Characteristics of Current Antitrust Enforcement
Given the Novant decision and similar ones in recent years, healthcare executives need to recognize several characteristics of current antitrust enforcement as they consider mergers and partnerships.
Antitrust enforcement currently does not prioritize the financial stability of hospitals and health systems.
When we look at hospitals and health systems today, it’s hard to argue that things are going well. Approximately 40% of hospitals have not yet recovered from the devasting impact of costs surging above revenues in 2022 and are still operating with negative margins. Credit rating downgrades outpaced upgrades by a 3-to-1 margin in 2023. Twenty-eight percent of hospital M&A transactions announced in 2023 involved a financially distressed hospital or health system. These are all signs of an industry in need of a recalibration, and there is no indication that antitrust regulatory actions are helping that process along.
Organizations that are struggling financially may be foreclosed from seeking a partner that could restore their financial stability.
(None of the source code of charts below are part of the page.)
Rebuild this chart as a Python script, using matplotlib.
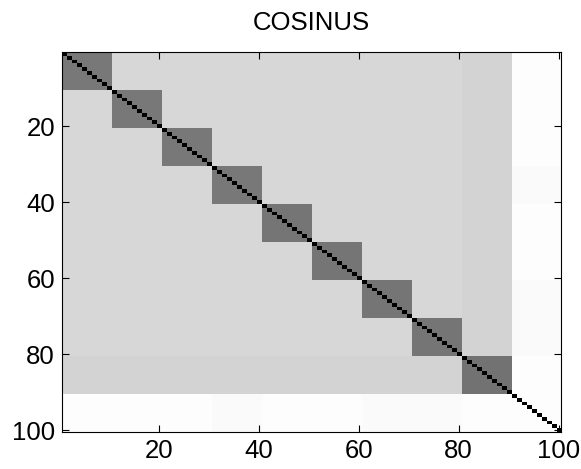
import numpy as np
import matplotlib
matplotlib.use("Agg")
import matplotlib.pyplot as plt

plt.rcParams['font.family'] = ['Liberation Sans', 'DejaVu Sans']

title = "COSINUS"
n_docs = 100
group_size = 10
# mean cosine-similarity level per 10x10 block (rows = block i, cols = block j)
block_levels = [
    [0.53, 0.16, 0.16, 0.16, 0.16, 0.16, 0.16, 0.16, 0.17, 0.01],
    [0.16, 0.53, 0.16, 0.16, 0.16, 0.16, 0.16, 0.16, 0.17, 0.01],
    [0.16, 0.16, 0.53, 0.16, 0.16, 0.16, 0.16, 0.16, 0.17, 0.01],
    [0.16, 0.16, 0.16, 0.53, 0.16, 0.16, 0.16, 0.16, 0.17, 0.02],
    [0.16, 0.16, 0.16, 0.16, 0.54, 0.16, 0.16, 0.16, 0.17, 0.01],
    [0.16, 0.16, 0.16, 0.16, 0.16, 0.54, 0.16, 0.16, 0.17, 0.01],
    [0.16, 0.16, 0.16, 0.16, 0.16, 0.16, 0.54, 0.16, 0.17, 0.02],
    [0.16, 0.16, 0.16, 0.16, 0.16, 0.16, 0.16, 0.54, 0.17, 0.02],
    [0.17, 0.17, 0.17, 0.17, 0.17, 0.17, 0.17, 0.17, 0.55, 0.01],
    [0.01, 0.01, 0.01, 0.02, 0.01, 0.01, 0.02, 0.02, 0.01, 0.01],
]
diagonal_value = 1.0
xticks = [20, 40, 60, 80, 100]
yticks = [20, 40, 60, 80, 100]

# expand block table to the document-by-document matrix
M = np.kron(np.array(block_levels), np.ones((group_size, group_size)))
np.fill_diagonal(M, diagonal_value)

fig = plt.figure(figsize=(5.81, 4.69), dpi=100)
ax = fig.add_axes([0.1067, 0.0789, 0.8589, 0.8102])
ax.imshow(M, cmap='gray_r', vmin=0, vmax=1, aspect='auto',
          interpolation='nearest', extent=(0.5, n_docs + 0.5, n_docs + 0.5, 0.5))
ax.set_xlim(0.5, n_docs + 0.5)
ax.set_ylim(n_docs + 0.5, 0.5)
ax.set_xticks(xticks)
ax.set_yticks(yticks)
ax.tick_params(direction='in', top=True, right=True, labelsize=18.5, length=5, width=0.8, pad=5)
ax.set_title(title, fontsize=18.5, pad=16)
for s in ax.spines.values():
    s.set_linewidth(0.8)
fig.savefig("out.png", dpi=100)
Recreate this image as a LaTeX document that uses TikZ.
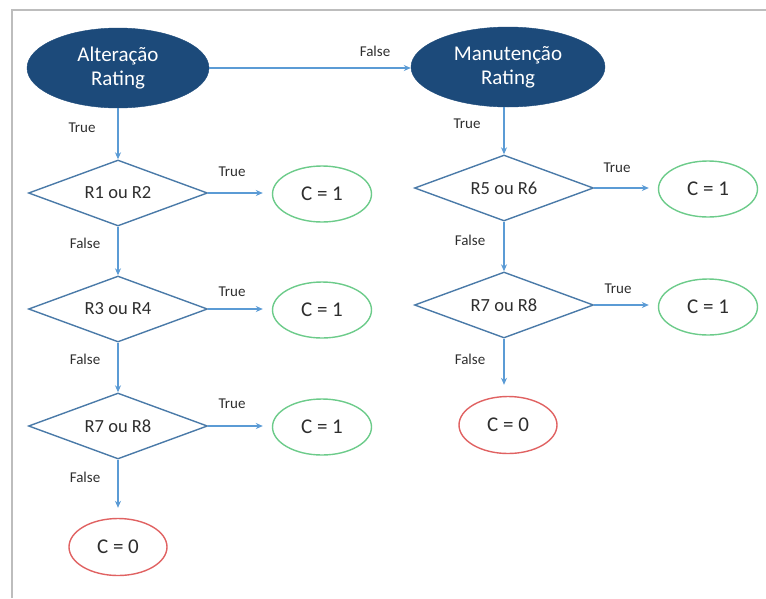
\documentclass[tikz,border=0pt]{standalone}
\usepackage{fontspec}
\setmainfont{Carlito}
\usetikzlibrary{shapes.geometric,arrows.meta}
\definecolor{darkblue}{HTML}{1C4A7A}
\definecolor{diastroke}{HTML}{4A7AA8}
\definecolor{arrowblue}{HTML}{5B9BD5}
\definecolor{okgreen}{HTML}{6CCB8A}
\definecolor{badred}{HTML}{E06262}
\definecolor{lbltext}{HTML}{2E2E2E}
\definecolor{framegray}{HTML}{BDBDBD}
\tikzset{
  startnode/.style={ellipse, fill=darkblue, draw=darkblue, text=white, inner sep=0pt,
    minimum width=#1, minimum height=80pt, align=center, font=\fontsize{21}{24}\selectfont},
  decision/.style={diamond, draw=diastroke, line width=1.4pt, inner sep=0pt, aspect=2.7,
    minimum width=179pt, minimum height=66pt, text=lbltext, font=\fontsize{18.5}{22}\selectfont},
  yesnode/.style={ellipse, draw=okgreen, line width=1.4pt, inner sep=0pt,
    minimum width=99pt, minimum height=56pt, text=lbltext, font=\fontsize{21}{24}\selectfont},
  nonode/.style={ellipse, draw=badred, line width=1.4pt, inner sep=0pt,
    minimum width=98pt, minimum height=57pt, text=lbltext, font=\fontsize{21}{24}\selectfont},
  flow/.style={draw=arrowblue, line width=1.3pt, -{Stealth[length=7pt,width=6pt]}},
  lbl/.style={text=lbltext, font=\fontsize{15}{18}\selectfont, inner sep=0pt}
}
\begin{document}
\begin{tikzpicture}[x=1pt,y=-1pt]
\useasboundingbox (0,0) rectangle (766,598);
\draw[framegray, line width=1.5pt] (12,598) -- (12,10) -- (766,10);

% left column
\node[startnode=182pt] (A) at (118,68) {Alteração\\Rating};
\node[decision] (D1) at (118,193) {R1 ou R2};
\node[decision] (D2) at (118,309) {R3 ou R4};
\node[decision] (D3) at (118,426) {R7 ou R8};
\node[yesnode] (C1) at (322,194) {C = 1};
\node[yesnode] (C2) at (322,310) {C = 1};
\node[yesnode] (C3) at (322,427) {C = 1};
\node[nonode] (C0) at (118,547) {C = 0};

% right column
\node[startnode=194pt] (M) at (508,67) {Manutenção\\Rating};
\node[decision] (D4) at (504,188) {R5 ou R6};
\node[decision] (D5) at (504,305) {R7 ou R8};
\node[yesnode] (C4) at (708,189) {C = 1};
\node[yesnode] (C5) at (708,307) {C = 1};
\node[nonode] (C6) at (508,425) {C = 0};

% connectors
\draw[flow] (A.east) -- (A.east -| M.west);
\draw[flow] (A.south) -- (D1.north);
\draw[flow] (D1.south) -- (D2.north);
\draw[flow] (D2.south) -- (D3.north);
\draw[flow, shorten >=10pt] (D3.south) -- (C0.north);
\draw[flow, shorten >=9pt] (D1.east) -- (D1.east -| C1.west);
\draw[flow, shorten >=9pt] (D2.east) -- (D2.east -| C2.west);
\draw[flow, shorten >=9pt] (D3.east) -- (D3.east -| C3.west);
\draw[flow] (D4.north |- M.south) -- (D4.north);
\draw[flow] (D4.south) -- (D5.north);
\draw[flow, shorten >=11pt] (D5.south) -- (D5.south |- C6.north);
\draw[flow, shorten >=9pt] (D4.east) -- (D4.east -| C4.west);
\draw[flow, shorten >=9pt] (D5.east) -- (D5.east -| C5.west);

% labels
\node[lbl] (lAM) at (375,51) {False};
\node[lbl] (lA) at (82,128) {True};
\node[lbl] (l1t) at (232,172) {True};
\node[lbl] (l1f) at (85,243) {False};
\node[lbl] (l2t) at (232,292) {True};
\node[lbl] (l2f) at (85,359) {False};
\node[lbl] (l3t) at (232,404) {True};
\node[lbl] (l3f) at (85,477) {False};
\node[lbl] (lM) at (467,124) {True};
\node[lbl] (l4t) at (617,168) {True};
\node[lbl] (l4f) at (470,240) {False};
\node[lbl] (l5t) at (618,289) {True};
\node[lbl] (l5f) at (470,359) {False};
\end{tikzpicture}
\end{document}
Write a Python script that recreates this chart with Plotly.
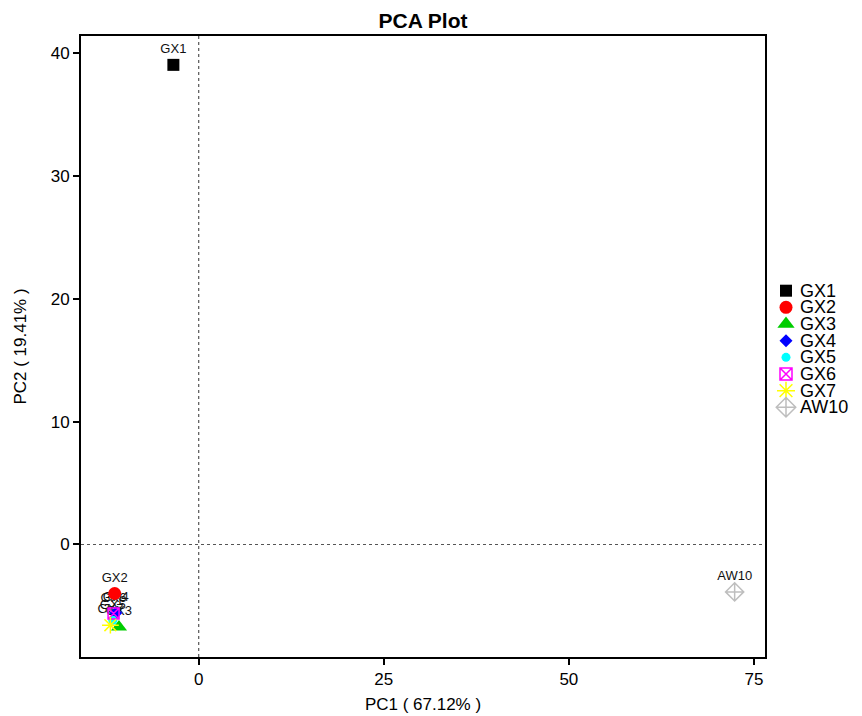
import plotly.graph_objects as go

# ---- data ----
samples = ["GX1", "GX2", "GX3", "GX4", "GX5", "GX6", "GX7", "AW10"]
pc1 = [-3.42, -11.35, -10.77, -11.2, -11.6, -11.5, -11.93, 72.4]
pc2 = [39.05, -3.99, -6.71, -5.57, -6.17, -5.62, -6.57, -3.86]
x_ticks = [0, 25, 50, 75]
y_ticks = [0, 10, 20, 30, 40]
x_title = "PC1 ( 67.12% )"
y_title = "PC2 ( 19.41% )"
chart_title = "PCA Plot"

# ---- styles ----
colors = ["#000000", "#FF0000", "#00CD00", "#0000FF", "#00FFFF", "#FF00FF", "#FFFF00", "#BEBEBE"]
symbols = ["square", "circle", "triangle-up", "diamond", "circle", "square-x-open", "asterisk-open", "diamond-cross-open"]
sizes = [12, 13, 14, 10, 9, 11, 14, 14]
leg_sizes = [12, 13, 15, 10, 9, 12, 15, 15]
FONT = "Liberation Sans, Arial, Helvetica, sans-serif"

fig = go.Figure()

# point labels (drawn first so markers sit above them)
fig.add_trace(go.Scatter(
    x=pc1, y=pc2, mode="markers+text", text=samples, textposition="top center",
    textfont=dict(family=FONT, size=13, color="#111111"),
    marker=dict(size=12, opacity=0), showlegend=False, hoverinfo="skip",
    xaxis="x", yaxis="y"))

for i, s in enumerate(samples):
    fig.add_trace(go.Scatter(
        x=[pc1[i]], y=[pc2[i]], mode="markers", name=s, showlegend=False,
        marker=dict(symbol=symbols[i], size=sizes[i], color=colors[i],
                    line=dict(color=colors[i], width=1.5 if "open" in symbols[i] else 0)),
        xaxis="x", yaxis="y"))

# custom legend drawn on its own small axis pair
leg_y = [-i for i in range(len(samples))]
for i, s in enumerate(samples):
    fig.add_trace(go.Scatter(
        x=[20], y=[leg_y[i]], mode="markers", showlegend=False, hoverinfo="skip",
        marker=dict(symbol=symbols[i], size=leg_sizes[i], color=colors[i],
                    line=dict(color=colors[i], width=1.5 if "open" in symbols[i] else 0)),
        xaxis="x2", yaxis="y2"))

annotations = []
for i, s in enumerate(samples):
    annotations.append(dict(x=32, y=leg_y[i], xref="x2", yref="y2", text=s,
                            showarrow=False, xanchor="left", yanchor="middle",
                            font=dict(family=FONT, size=18, color="#000000")))

shapes = [
    dict(type="line", xref="x", yref="y domain", x0=0, x1=0, y0=0, y1=1,
         line=dict(color="#555555", width=1.2, dash="dot"), layer="below"),
    dict(type="line", xref="x domain", yref="y", x0=0, x1=1, y0=0, y1=0,
         line=dict(color="#555555", width=1.2, dash="dot"), layer="below"),
]

axis_common = dict(showgrid=False, zeroline=False, showline=True, mirror=True,
                   linecolor="#000000", linewidth=2, ticks="outside", ticklen=6,
                   tickwidth=1.5, tickcolor="#000000",
                   tickfont=dict(family=FONT, size=17, color="#000000"))

fig.update_layout(
    width=862, height=716,
    margin=dict(l=81, r=0, t=36, b=59),
    paper_bgcolor="white", plot_bgcolor="white",
    title=dict(text="<b>" + chart_title + "</b>", x=423 / 862, xref="container", xanchor="center",
               y=1 - 21 / 716, yref="container", yanchor="middle",
               font=dict(family=FONT, size=21, color="#000000")),
    xaxis=dict(domain=[0, 684 / 781], range=[-15.9, 76.5], tickvals=x_ticks,
               title=dict(text=x_title, standoff=10, font=dict(family=FONT, size=17, color="#000000")),
               **axis_common),
    yaxis=dict(domain=[0, 1], range=[-9.16, 41.4], tickvals=y_ticks,
               title=dict(text=y_title, standoff=20, font=dict(family=FONT, size=17, color="#000000")),
               **axis_common),
    xaxis2=dict(domain=[685 / 781, 1], range=[0, 96], visible=False, anchor="y2"),
    yaxis2=dict(domain=[0, 1], range=[-21.99, 15.29], visible=False, anchor="x2"),
    shapes=shapes,
    annotations=annotations,
    showlegend=False,
)

fig.write_html("out.html")
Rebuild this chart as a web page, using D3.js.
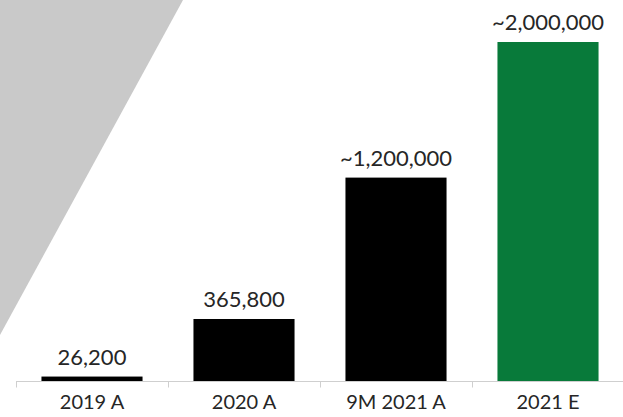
<!DOCTYPE html>
<html><head><meta charset="utf-8">
<script src="https://cdn.jsdelivr.net/npm/d3@7"></script>
<style>
html,body{margin:0;padding:0;background:#fff;}
svg{display:block;}
text{font-family:Lato, "Open Sans", sans-serif;fill:#262626;}
</style></head>
<body>
<svg id="c" width="623" height="417"></svg>
<script>
const categories = ["2019 A", "2020 A", "9M 2021 A", "2021 E"];
const values = [26200, 365800, 1200000, 2000000];
const valueLabels = ["26,200", "365,800", "~1,200,000", "~2,000,000"];
const barColors = ["#000000", "#000000", "#000000", "#087a3a"];

const svg = d3.select("#c");
const W = 623, H = 417;

// decorative grey diagonal shape
svg.append("path")
  .attr("d", "M0,0 L183,0 L0,335 Z")
  .attr("fill", "#c9c9c9");

const x = d3.scaleBand().domain(categories).range([16, 624]).paddingInner(0.335).paddingOuter(0.1675);
const y = d3.scaleLinear().domain([0, 2000000]).range([381, 42]);

svg.selectAll("rect.bar").data(values).enter().append("rect")
  .attr("class", "bar")
  .attr("x", (d, i) => x(categories[i]))
  .attr("width", x.bandwidth())
  .attr("y", d => y(d))
  .attr("height", d => y(0) - y(d))
  .attr("fill", (d, i) => barColors[i]);

// axis
const axis = d3.axisBottom(x).tickSize(0).tickPadding(0);
const gx = svg.append("g").attr("transform", "translate(0,381.5)");
gx.append("line").attr("x1", 16).attr("x2", 623).attr("y1", 0).attr("y2", 0)
  .attr("stroke", "#cfcfcf").attr("stroke-width", 1);
const step = x.step();
const bounds = categories.map((c, i) => x(c) - x.paddingOuter() * step).concat([x(categories[3]) + x.bandwidth() + x.paddingOuter() * step]);
gx.selectAll("line.tk").data(bounds).enter().append("line")
  .attr("class", "tk")
  .attr("x1", d => Math.round(d) + 0.5).attr("x2", d => Math.round(d) + 0.5)
  .attr("y1", 0).attr("y2", 6)
  .attr("stroke", "#cfcfcf");
const ga = svg.append("g").attr("transform", "translate(0,409)").call(axis);
ga.select(".domain").remove();
ga.selectAll("text").attr("dy", 0).style("font-size", "20px").style("fill", "#262626")
  .style("font-family", "Lato, sans-serif");

// value labels
svg.selectAll("text.val").data(values).enter().append("text")
  .attr("class", "val")
  .attr("x", (d, i) => x(categories[i]) + x.bandwidth() / 2)
  .attr("y", d => y(d) - 12)
  .attr("text-anchor", "middle")
  .style("font-size", "22px")
  .text((d, i) => valueLabels[i]);
</script>
</body></html>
The Novant/CHS case involved a situation that is more and more common across the country today. CHS invited four different health systems to submit bids to acquire its hospitals in the northern Charlotte suburbs; only one hospital submitted a bid, and that deal has now been cancelled because of the time and costs that would be involved in going through the regulatory and appellate processes that might finally allow the deal to close.
The regulatory agencies continue to focus on the market share for inpatient care—a market that is getting smaller as more procedures move to a much more competitive outpatient environment. Further, most of the larger national and regional competitors in outpatient care have little to no interest in entering the market for inpatient care.
Regulatory agencies focus on commercial insurance rates rather than community and patient benefits.
More than 65% of a typical hospital’s patient volume is paid by Medicare or Medicaid. These payments are set by the government and are not negotiable. Post-merger commercial price increases may often reflect the fact that an acquired hospital was being paid below the going local market rate. In the Novant/CHS case, for example, the district court noted that the CHS hospitals had little leverage with health plans and had to accept lower prices to be included in the health plans’ networks. Post-merger pricing may also reflect new services, expanded offerings, or other measures that are taken to improve the acquired hospital’s popularity with consumers.
Two Conflicting Realities
Antitrust enforcement plays a crucial part in the ability of hospitals and health systems to meet the legitimate demands of the American public. Many of our hospitals and health systems are struggling and being put in a position of increasing competitive disadvantage. Without a suitable partner, they may be unable to stabilize financially and unable to pursue their mission to meet their communities’ healthcare needs.
Hospital and health systems are faced with two hard and conflicting realities. The first reality is that partnerships will continue to be a necessary and critical part of healthcare strategy, particularly as financial performance and patient access continue to be pervasive and ongoing problems for hospitals. The second reality is that antitrust enforcement will continue to create strong barriers to these same partnerships that are necessary for both provider stability and overall community well-being.
Hospitals are caught between these two unrelenting realities. Macroeconomic conditions are driving the hospital industry toward a natural post-Covid market consolidation, while at the same time an unforgiving regulatory system generally will not allow this financially and clinically driven market consolidation to go forward. It is an unhappy set of circumstances to say the least.